> **Exercise requirements**: Leave the pictures out, and retype all of the material exactly as written.

> **Data lines**:
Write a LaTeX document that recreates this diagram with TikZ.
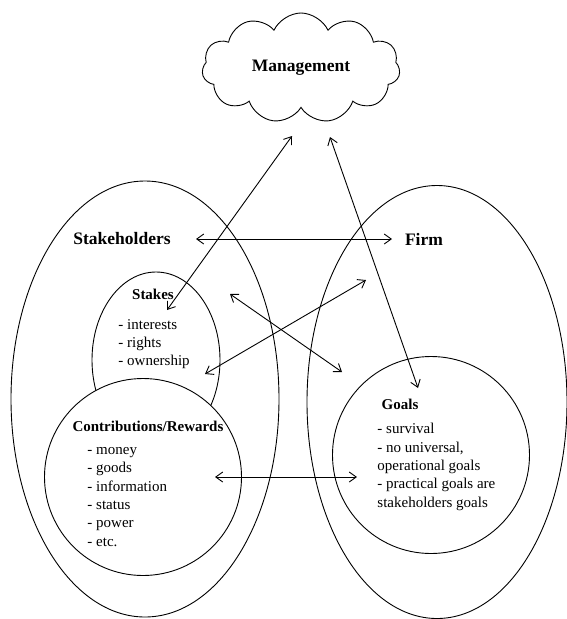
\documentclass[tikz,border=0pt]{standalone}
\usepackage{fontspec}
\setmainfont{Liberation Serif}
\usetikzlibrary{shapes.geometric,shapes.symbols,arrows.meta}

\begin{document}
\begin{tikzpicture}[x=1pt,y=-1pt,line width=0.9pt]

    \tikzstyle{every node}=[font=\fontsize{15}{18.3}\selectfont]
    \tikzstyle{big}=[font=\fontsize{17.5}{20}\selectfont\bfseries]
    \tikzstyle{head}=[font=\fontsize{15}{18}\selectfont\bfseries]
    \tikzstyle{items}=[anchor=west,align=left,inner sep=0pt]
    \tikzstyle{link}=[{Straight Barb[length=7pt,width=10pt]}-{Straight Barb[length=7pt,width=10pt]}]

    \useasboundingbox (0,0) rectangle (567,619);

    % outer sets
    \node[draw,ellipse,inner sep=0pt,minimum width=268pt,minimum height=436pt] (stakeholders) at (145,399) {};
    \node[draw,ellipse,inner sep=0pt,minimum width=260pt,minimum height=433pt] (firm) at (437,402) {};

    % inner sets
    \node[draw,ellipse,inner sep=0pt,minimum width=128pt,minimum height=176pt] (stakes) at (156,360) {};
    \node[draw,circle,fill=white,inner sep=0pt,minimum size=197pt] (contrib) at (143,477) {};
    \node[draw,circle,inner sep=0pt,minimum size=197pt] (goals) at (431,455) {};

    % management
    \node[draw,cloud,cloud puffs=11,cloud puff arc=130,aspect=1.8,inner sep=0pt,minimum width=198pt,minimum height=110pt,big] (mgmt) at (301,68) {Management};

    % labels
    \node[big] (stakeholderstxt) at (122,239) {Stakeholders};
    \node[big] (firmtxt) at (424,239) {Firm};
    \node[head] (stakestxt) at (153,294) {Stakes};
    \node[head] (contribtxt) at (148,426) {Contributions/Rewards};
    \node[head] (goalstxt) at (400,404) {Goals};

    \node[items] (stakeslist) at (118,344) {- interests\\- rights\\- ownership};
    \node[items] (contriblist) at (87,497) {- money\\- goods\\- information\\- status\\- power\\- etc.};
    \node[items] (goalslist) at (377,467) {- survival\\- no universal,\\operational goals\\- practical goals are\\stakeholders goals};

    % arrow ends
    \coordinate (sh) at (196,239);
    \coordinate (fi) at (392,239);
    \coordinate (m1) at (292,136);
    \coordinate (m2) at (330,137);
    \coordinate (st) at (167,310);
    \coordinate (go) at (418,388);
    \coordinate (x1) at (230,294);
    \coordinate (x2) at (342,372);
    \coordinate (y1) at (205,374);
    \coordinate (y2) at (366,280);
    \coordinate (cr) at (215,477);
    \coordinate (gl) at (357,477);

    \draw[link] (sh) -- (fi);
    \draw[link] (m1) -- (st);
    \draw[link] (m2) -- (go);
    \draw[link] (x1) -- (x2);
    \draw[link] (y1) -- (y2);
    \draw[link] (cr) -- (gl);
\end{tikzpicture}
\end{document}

> **Solution to the problem**:
Write a LaTeX document that recreates this diagram with TikZ.
\documentclass[tikz,border=0pt]{standalone}
\usepackage{fontspec}
\setmainfont{Liberation Serif}
\usetikzlibrary{shapes.geometric,shapes.symbols,arrows.meta}

\begin{document}
\begin{tikzpicture}[x=1pt,y=-1pt,line width=0.9pt]

    \tikzstyle{every node}=[font=\fontsize{15}{18.3}\selectfont]
    \tikzstyle{big}=[font=\fontsize{17.5}{20}\selectfont\bfseries]
    \tikzstyle{head}=[font=\fontsize{15}{18}\selectfont\bfseries]
    \tikzstyle{items}=[anchor=west,align=left,inner sep=0pt]
    \tikzstyle{link}=[{Straight Barb[length=7pt,width=10pt]}-{Straight Barb[length=7pt,width=10pt]}]

    \useasboundingbox (0,0) rectangle (567,619);

    % outer sets
    \node[draw,ellipse,inner sep=0pt,minimum width=268pt,minimum height=436pt] (stakeholders) at (145,399) {};
    \node[draw,ellipse,inner sep=0pt,minimum width=260pt,minimum height=433pt] (firm) at (437,402) {};

    % inner sets
    \node[draw,ellipse,inner sep=0pt,minimum width=128pt,minimum height=176pt] (stakes) at (156,360) {};
    \node[draw,circle,fill=white,inner sep=0pt,minimum size=197pt] (contrib) at (143,477) {};
    \node[draw,circle,inner sep=0pt,minimum size=197pt] (goals) at (431,455) {};

    % management
    \node[draw,cloud,cloud puffs=11,cloud puff arc=130,aspect=1.8,inner sep=0pt,minimum width=198pt,minimum height=110pt,big] (mgmt) at (301,68) {Management};

    % labels
    \node[big] (stakeholderstxt) at (122,239) {Stakeholders};
    \node[big] (firmtxt) at (424,239) {Firm};
    \node[head] (stakestxt) at (153,294) {Stakes};
    \node[head] (contribtxt) at (148,426) {Contributions/Rewards};
    \node[head] (goalstxt) at (400,404) {Goals};

    \node[items] (stakeslist) at (118,344) {- interests\\- rights\\- ownership};
    \node[items] (contriblist) at (87,497) {- money\\- goods\\- information\\- status\\- power\\- etc.};
    \node[items] (goalslist) at (377,467) {- survival\\- no universal,\\operational goals\\- practical goals are\\stakeholders goals};

    % arrow ends
    \coordinate (sh) at (196,239);
    \coordinate (fi) at (392,239);
    \coordinate (m1) at (292,136);
    \coordinate (m2) at (330,137);
    \coordinate (st) at (167,310);
    \coordinate (go) at (418,388);
    \coordinate (x1) at (230,294);
    \coordinate (x2) at (342,372);
    \coordinate (y1) at (205,374);
    \coordinate (y2) at (366,280);
    \coordinate (cr) at (215,477);
    \coordinate (gl) at (357,477);

    \draw[link] (sh) -- (fi);
    \draw[link] (m1) -- (st);
    \draw[link] (m2) -- (go);
    \draw[link] (x1) -- (x2);
    \draw[link] (y1) -- (y2);
    \draw[link] (cr) -- (gl);
\end{tikzpicture}
\end{document}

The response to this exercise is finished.